At the institute, London learns from a dolphin that Zack and Cody are at the Gemini Project and alerts Dr. Spaulding who claims that the Martin twins may be in danger, while Bailey calls the manager of the SS Tipton, Mr. Moseby (Phill Lewis), to the site of the Gemini Project while they all go to save Zack and Cody. During this time, the brothers attempt to flee the island and the army of twins, who are now mind-controlled to go after the two. The army succeeds, as Zack and Cody are captured and taken back to the laboratory, where Bailey, London, Woody, and Dr. Spaulding find them. Dr. Olsen reveals that he is Dr. Spaulding's evil twin and explains that he spied on Zack and Cody earlier.

After telling each other off, Zack and Cody begin to merge, but the merge is unsuccessful because the twins get into an argument that escalates into a fight, ultimately destroying the Gemini Project and freeing all the other twins from Ronald's control. Ronald attempts to reboot the machine, but he is stopped by Cody who quickly forms a plan. He and Zack give the special fruit to the Spaulding twins, who finally understand each other by telepathically discovering they wanted to be like each other all along. Mr. Moseby arrives with the police who arrest Ronald. Zack and Cody now understand that they make a "pretty good team."

Afterward, Cody and Bailey have reconciled and visited landmarks together and Zack is driving his car, which Cody finally agreed to let him have. On the dock, Zack parks the car in a shipping area and sees his friends and brother on the SS Tipton.
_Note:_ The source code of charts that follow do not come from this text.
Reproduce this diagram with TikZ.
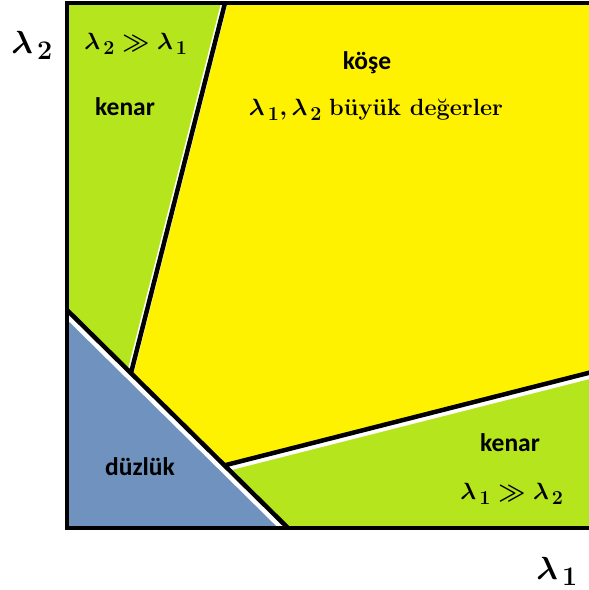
\RequirePackage{fix-cm}
\documentclass[tikz,border=0pt]{standalone}
\usepackage{fontspec}
\newfontfamily\etiket{Carlito}
\definecolor{yesil}{RGB}{181,230,29}
\definecolor{sari}{RGB}{255,242,0}
\definecolor{mavi}{RGB}{112,146,190}
\newcommand\lsub[1]{\lambda_{\,\scalebox{1.2}{$\scriptstyle#1$}}}
\begin{document}
\begin{tikzpicture}[x=1pt,y=-1pt,
  sinir/.style={line width=4.5pt},
  golge/.style={line width=6.5pt,white},
  bolge/.style={font=\etiket\bfseries\fontsize{25.5}{25.5}\selectfont},
  formul/.style={font=\boldmath\fontsize{23.5}{23.5}\selectfont},
  eksen/.style={font=\boldmath\fontsize{32}{32}\selectfont}]
 \useasboundingbox (0,0) rectangle (589,590);
 \begin{scope}
  \clip (0,0) rectangle (589,590);
  \coordinate (sol) at (67,310); \coordinate (alt) at (288,528);
  \coordinate (ust) at (225,3); \coordinate (kesA) at (131,373);
  \coordinate (kesB) at (226,465); \coordinate (sag) at (600,370);
  \fill[yesil] (67,3) rectangle (600,528);
  \fill[sari] (ust) -- (600,3) -- (sag) -- (kesB) -- (kesA) -- cycle;
  \fill[mavi] (sol) -- (alt) -- (67,528) -- cycle;
  \draw[golge] ([shift={(-2,3)}]sol) -- ([shift={(-2,3)}]alt);
  \draw[golge] ([shift={(-1,1.5)}]ust) -- ([shift={(-1,1.5)}]kesA);
  \draw[golge] ([shift={(0,3)}]kesB) -- ([shift={(0,3)}]sag);
  \draw[sinir] (sol) -- (alt); \draw[sinir] (ust) -- (kesA); \draw[sinir] (kesB) -- (sag);
  \draw[line width=3.5pt] (600,3) -| (67,528) -- (600,528);
 \end{scope}
 \node[eksen] (l2eksen) at (32,45) {$\lsub{2}$};
 \node[eksen] (l1eksen) at (557,571) {$\lsub{1}$};
 \node[formul] (ustform) at (136,44) {$\lsub{2} \gg \lsub{1}$};
 \node[bolge] (kenarust) at (125,107) {kenar};
 \node[bolge] (kose) at (367,63) {köşe};
 \node[formul] (koseform) at (376,110) {$\lsub{1},\lsub{2}$ \textbf{büyük değerler}};
 \node[bolge] (duzluk) at (140,467) {düzlük};
 \node[bolge] (kenaralt) at (510,443) {kenar};
 \node[formul] (altform) at (512,494) {$\lsub{1} \gg \lsub{2}$};
\end{tikzpicture}
\end{document}
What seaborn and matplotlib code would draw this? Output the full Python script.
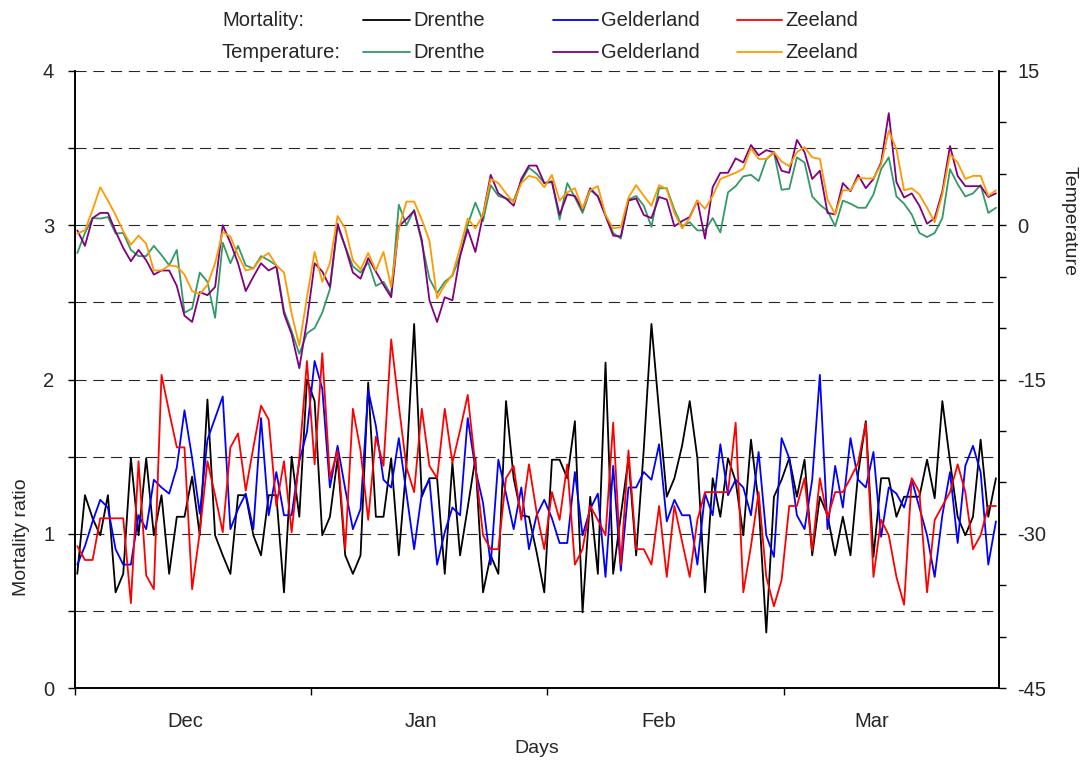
import numpy as np
import pandas as pd
import matplotlib
matplotlib.use('Agg')
import matplotlib.pyplot as plt
from matplotlib.lines import Line2D
from matplotlib.ticker import MultipleLocator
import seaborn as sns

regions = ['Drenthe', 'Gelderland', 'Zeeland']
months = ['Dec', 'Jan', 'Feb', 'Mar']
month_ticks = [-0.3, 30.5, 61.4, 92.3]
month_mid = [14.1, 44.9, 76.0, 103.8]

# mortality ratio, one value per day (Dec 1 .. Mar 31)
mort_drenthe = [0.74, 1.25, 1.1, 0.99, 1.25, 0.62, 0.74, 1.49, 0.99, 1.49, 0.99, 1.25, 0.74, 1.11, 1.11, 1.37,
                0.99, 1.87, 0.99, 0.86, 0.74, 1.25, 1.25, 0.99, 0.86, 1.25, 1.25, 0.62, 1.5, 1.11, 2.0,
                1.86, 0.99, 1.11, 1.49, 0.86, 0.74, 0.86, 1.98, 1.11, 1.11, 1.49, 0.86, 1.45, 2.36, 1.24, 1.36,
                1.36, 0.74, 1.46, 0.86, 1.17, 1.49, 0.62, 0.86, 0.74, 1.86, 1.36, 1.12, 1.11, 0.88, 0.62,
                1.48, 1.48, 1.36, 1.73, 0.49, 1.24, 0.74, 2.11, 0.74, 1.12, 1.49, 0.86, 1.55, 2.36, 1.79, 1.24,
                1.36, 1.57, 1.86, 1.49, 0.62, 1.36, 1.11, 1.49, 1.34, 0.99, 1.61, 1.2, 0.36, 1.24, 1.35, 1.49,
                1.24, 1.48, 0.86, 1.24, 1.12, 0.86, 1.11, 0.86, 1.39, 1.73, 0.85, 1.36, 1.36, 1.11, 1.24, 1.24,
                1.24, 1.48, 1.23, 1.86, 1.47, 1.11, 0.99, 1.11, 1.61, 1.11, 1.36]
mort_gelderland = [0.80, 0.92, 1.08, 1.22, 1.17, 0.90, 0.80, 0.80, 1.12, 1.03, 1.35, 1.30, 1.26, 1.43, 1.80, 1.49,
                   1.13, 1.61, 1.75, 1.89, 1.03, 1.16, 1.26, 1.03, 1.75, 1.12, 1.40, 1.12, 1.12, 1.47, 1.66,
                   2.12, 1.94, 1.30, 1.57, 1.29, 1.03, 1.16, 1.93, 1.70, 1.35, 1.30, 1.62, 1.26, 0.90, 1.26, 1.35,
                   0.80, 1.01, 1.17, 1.12, 1.75, 1.42, 1.20, 0.80, 1.48, 1.26, 1.03, 1.30, 0.90, 1.12, 1.22,
                   1.10, 0.94, 0.94, 1.40, 0.99, 1.16, 1.26, 0.72, 1.44, 0.76, 1.30, 1.30, 1.40, 1.35, 1.58, 1.08,
                   1.22, 1.12, 1.12, 0.80, 1.26, 1.12, 1.58, 1.25, 1.35, 1.30, 1.12, 1.53, 0.99, 0.85, 1.62, 1.49,
                   1.12, 1.03, 1.35, 2.03, 1.03, 1.44, 1.17, 1.62, 1.35, 1.30, 1.53, 0.98, 1.30, 1.26, 1.17, 1.35,
                   1.17, 0.99, 0.72, 1.12, 1.40, 0.94, 1.44, 1.57, 1.40, 0.80, 1.08]
mort_zeeland = [0.92, 0.83, 0.83, 1.10, 1.10, 1.10, 1.10, 0.55, 1.47, 0.73, 0.64, 2.03, 1.79, 1.56, 1.56, 0.64,
                1.01, 1.47, 1.25, 1.01, 1.56, 1.65, 1.28, 1.56, 1.83, 1.74, 1.18, 1.47, 1.01, 1.49, 2.12,
                1.45, 2.17, 1.36, 1.54, 0.90, 1.81, 1.54, 1.09, 1.63, 1.44, 2.26, 1.83, 1.43, 1.27, 1.81, 1.44,
                1.36, 1.81, 1.46, 1.67, 1.90, 1.44, 0.99, 0.90, 0.90, 1.36, 1.44, 1.09, 1.45, 1.14, 0.90,
                1.27, 1.09, 1.45, 0.80, 0.90, 1.18, 1.09, 0.99, 1.72, 0.80, 1.54, 0.90, 0.90, 0.80, 1.18, 0.72,
                1.18, 0.95, 0.72, 1.09, 1.27, 1.27, 1.27, 1.27, 1.72, 0.62, 0.92, 1.27, 0.72, 0.53, 0.70, 1.18,
                1.18, 1.36, 0.89, 1.36, 1.10, 1.27, 1.27, 1.36, 1.46, 1.72, 0.72, 1.09, 0.99, 0.72, 0.54, 1.36,
                1.27, 0.62, 1.09, 1.18, 1.27, 1.45, 1.27, 0.90, 0.99, 1.18, 1.18]

# temperature, same days
temp_drenthe = [-2.7, -0.75, 0.7, 0.65, 0.8, -0.8, -0.75, -2.4, -3.0, -3.0, -2.0, -2.9, -3.9, -2.4, -8.5, -8.1,
                -4.6, -5.5, -9.0, -1.7, -3.7, -2.0, -3.9, -4.2, -3.0, -3.4, -3.9, -8.3, -10.3, -12.5, -10.5,
                -10.0, -8.5, -6.2, -0.1, -2.1, -4.0, -4.6, -3.6, -5.9, -5.5, -6.8, 2.0, 0.0, 1.5, -1.7, -5.2,
                -6.6, -5.5, -4.9, -3.0, 0.05, 2.2, 0.4, 3.9, 2.85, 2.6, 2.4, 4.3, 5.6, 5.0, 4.1,
                4.3, 0.55, 4.1, 2.7, 1.2, 3.4, 2.85, 1.0, -0.75, -1.3, 2.5, 2.85, 1.9, -0.15, 3.6, 3.6,
                1.5, -0.1, 0.3, -0.5, -0.5, 0.7, -0.7, 3.2, 3.8, 4.75, 4.9, 4.3, 6.4, 7.1, 3.45, 3.55,
                6.6, 6.1, 2.8, 2.0, 1.4, -0.1, 2.4, 2.1, 1.7, 1.7, 3.0, 5.45, 6.6, 2.8, 2.1, 1.05,
                -0.75, -1.15, -0.75, 0.7, 5.45, 4.0, 2.8, 3.1, 3.9, 1.2, 1.7]
temp_gelderland = [-0.5, -2.0, 0.7, 1.2, 1.2, -0.6, -2.2, -3.5, -2.4, -3.4, -4.8, -4.4, -4.4, -5.9, -8.8, -9.4,
                   -6.5, -6.8, -6.0, 0.0, -1.7, -3.7, -6.4, -5.0, -3.7, -4.4, -4.0, -8.6, -10.6, -13.9, -9.3,
                   -3.7, -4.5, -6.0, 0.15, -2.1, -4.6, -5.2, -3.2, -4.5, -5.8, -7.0, -0.1, 0.6, 1.4, -1.4, -7.3,
                   -9.4, -7.0, -7.3, -3.0, -0.4, -2.6, 1.0, 4.9, 3.1, 2.6, 1.9, 4.5, 5.8, 5.8, 4.1,
                   4.2, 1.0, 3.0, 2.85, 1.5, 3.6, 2.8, 0.9, -1.0, -1.1, 2.4, 2.6, 1.0, 0.7, 2.75, 2.5,
                   -0.1, 0.4, 0.8, 2.4, -1.3, 3.7, 5.1, 5.1, 6.5, 6.1, 7.8, 6.8, 7.3, 7.1, 5.3, 5.1,
                   8.3, 7.1, 4.5, 5.3, 1.2, 1.05, 4.1, 3.3, 4.9, 3.6, 4.5, 6.1, 10.9, 4.2, 2.7, 3.1,
                   1.9, 0.15, 0.7, 3.3, 7.7, 4.8, 3.8, 3.8, 3.8, 2.75, 3.1]
temp_zeeland = [-0.8, -0.5, 1.5, 3.7, 2.4, 1.0, -0.6, -1.9, -1.0, -1.8, -4.4, -4.4, -3.9, -4.0, -4.8, -6.4,
                -6.7, -5.8, -3.7, -0.65, -1.1, -2.9, -4.4, -4.2, -3.2, -2.7, -3.9, -4.6, -8.6, -11.7, -7.0,
                -2.6, -5.5, -3.7, 0.9, -0.3, -3.4, -4.3, -2.7, -4.4, -2.6, -6.0, -0.3, 2.3, 2.3, 0.55, -1.5,
                -7.1, -5.8, -4.8, -2.2, 0.65, -0.3, 1.0, 4.5, 4.1, 3.1, 2.2, 4.1, 4.8, 4.6, 3.7,
                4.9, 2.4, 3.2, 3.6, 1.6, 3.4, 3.8, 1.0, -0.3, -0.2, 2.7, 3.9, 2.85, 1.9, 3.9, 3.5,
                1.2, -0.3, 0.7, 2.4, 1.6, 2.85, 4.5, 4.8, 5.1, 5.5, 7.5, 6.45, 6.45, 7.1, 6.2, 5.75,
                7.1, 7.6, 6.6, 6.45, 2.5, 1.05, 3.4, 3.4, 4.6, 4.55, 4.55, 5.9, 9.2, 7.4, 3.4, 3.6,
                3.0, 1.7, 0.3, 3.0, 6.9, 6.1, 4.5, 4.8, 4.8, 2.85, 3.4]

mort_colors = ['#000000', '#0000ff', '#ff0000']
temp_colors = ['#339966', '#800080', '#ff9900']

days = np.arange(len(mort_drenthe))
mort = pd.DataFrame({'day': np.tile(days, 3),
                     'value': mort_drenthe + mort_gelderland + mort_zeeland,
                     'region': np.repeat(regions, len(days))})
temp = pd.DataFrame({'day': np.tile(days, 3),
                     'value': temp_drenthe + temp_gelderland + temp_zeeland,
                     'region': np.repeat(regions, len(days))})

sns.set_style('ticks')
plt.rcParams['font.family'] = ['Liberation Sans', 'DejaVu Sans']
plt.rcParams['axes.unicode_minus'] = False

W, H = 1085, 764
fig = plt.figure(figsize=(W / 100, H / 100), dpi=100)
ax = fig.add_axes([75 / W, 1 - 688 / H, 924 / W, 617 / H])
ax2 = ax.twinx()

sns.lineplot(data=mort, x='day', y='value', hue='region', hue_order=regions,
             palette=mort_colors, linewidth=1.3, ax=ax, legend=False)
sns.lineplot(data=temp, x='day', y='value', hue='region', hue_order=regions,
             palette=temp_colors, linewidth=1.3, ax=ax2, legend=False)

ax.set_xlim(-0.3, 120.4)
ax.set_ylim(0, 4)
ax2.set_ylim(-45, 15)

ax.set_yticks([0, 1, 2, 3, 4])
ax.yaxis.set_minor_locator(MultipleLocator(0.5))
ax.yaxis.grid(True, which='both', color='#262626', linestyle=(0, (10, 6)), linewidth=0.8)
ax.xaxis.grid(False)
ax.set_axisbelow(True)

ax.set_xticks(month_ticks)
ax.set_xticklabels([])
ax.set_xticks(month_mid, minor=True)
ax.set_xticklabels(months, minor=True)
ax.tick_params(axis='x', which='major', length=5, width=1, direction='out', color='black')
ax.tick_params(axis='x', which='minor', length=0, pad=17, labelsize=14.5)
ax.tick_params(axis='y', which='both', length=5, width=1, direction='out', color='black',
               labelsize=14.5, pad=10)

ax2.set_yticks([-45, -30, -15, 0, 15])
ax2.yaxis.set_minor_locator(MultipleLocator(5))
ax2.tick_params(axis='y', which='both', length=5, width=1, direction='out', color='black',
                labelsize=14.5, pad=8)
ax2.grid(False)

for a in (ax, ax2):
    a.spines['top'].set_visible(False)
    for s in ('left', 'right', 'bottom'):
        a.spines[s].set_color('black')
        a.spines[s].set_linewidth(1.2)

ax.set_xlabel('Days', fontsize=14)
ax.xaxis.set_label_coords(0.5, -0.084)
ax.set_ylabel('Mortality ratio', fontsize=14)
ax.yaxis.set_label_coords(-0.049, 0.245)
ax2.set_ylabel('Temperature', fontsize=14, rotation=270, va='bottom')
ax2.yaxis.set_label_coords(1.067, 0.757)

# legend block above the plot
row_y = [20, 52]
row_names = ['Mortality:', 'Temperature:']
handle_x = [(363, 410), (553, 598), (737, 782)]
for r, (name, colors) in enumerate(zip(row_names, [mort_colors, temp_colors])):
    y = 1 - row_y[r] / H
    fig.text(222 / W, y, name, ha='left', va='center', fontsize=14.5)
    for (x0, x1), col, reg in zip(handle_x, colors, regions):
        fig.add_artist(Line2D([x0 / W, x1 / W], [y, y], color=col, linewidth=1.3))
        fig.text((x1 + 3) / W, y, reg, ha='left', va='center', fontsize=14.5)

fig.savefig('out.png', dpi=100)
Unfortunately, the car is crushed by a shipping crate containing London's summer clothes. While Zack stares in shock, the movie ends with Mr. Moseby saying, "Well, spring break's over. Now if I could just make it to summer vacation."

==Cast==

- Cole Sprouse as Cody Martin
- Dylan Sprouse as Zack Martin
- Brenda Song as London Tipton
- Debby Ryan as Bailey Pickett
- Matthew Timmons as Woody Fink
- Phill Lewis as Mr. Moseby
- John Ducey as Dr. Donald Spaulding / Dr. Ronald Spaulding
- Matthew Glave as Dr. Ronald Olsen
- Katelyn Pacitto as Nellie Smith
- Kara Pacitto as Kellie Smith
- Steven French as Ben
- John French as Sven
- Norman Misura as Fish Monger
- Russ Rossi as Sea Captain

==Broadcast==
The film aired worldwide on Disney Channel. It premiered in the United Kingdom and Ireland on February 17, 2012. It premiered in Australia, New Zealand, Singapore, and the Philippines on June 25, 2011.

==Home media==
The film was made available on iTunes starting April 5, 2011 and on Netflix to stream on April 24, 2011. As of November 12, 2019, the film, along with both Suite Life series, have been available to stream on Disney+.

==Reception==

Sarah Peel of BSC Kids had a positive review of the film saying the film was "typical" but said she was surprised at "just how funny it was". She felt it was a good film for younger children to watch, rating the film a 7 out of 10.

The movie premiered with 5.2 million viewers. There were 780,000 viewers when it premiered in the United Kingdom and Ireland on February 17, 2012.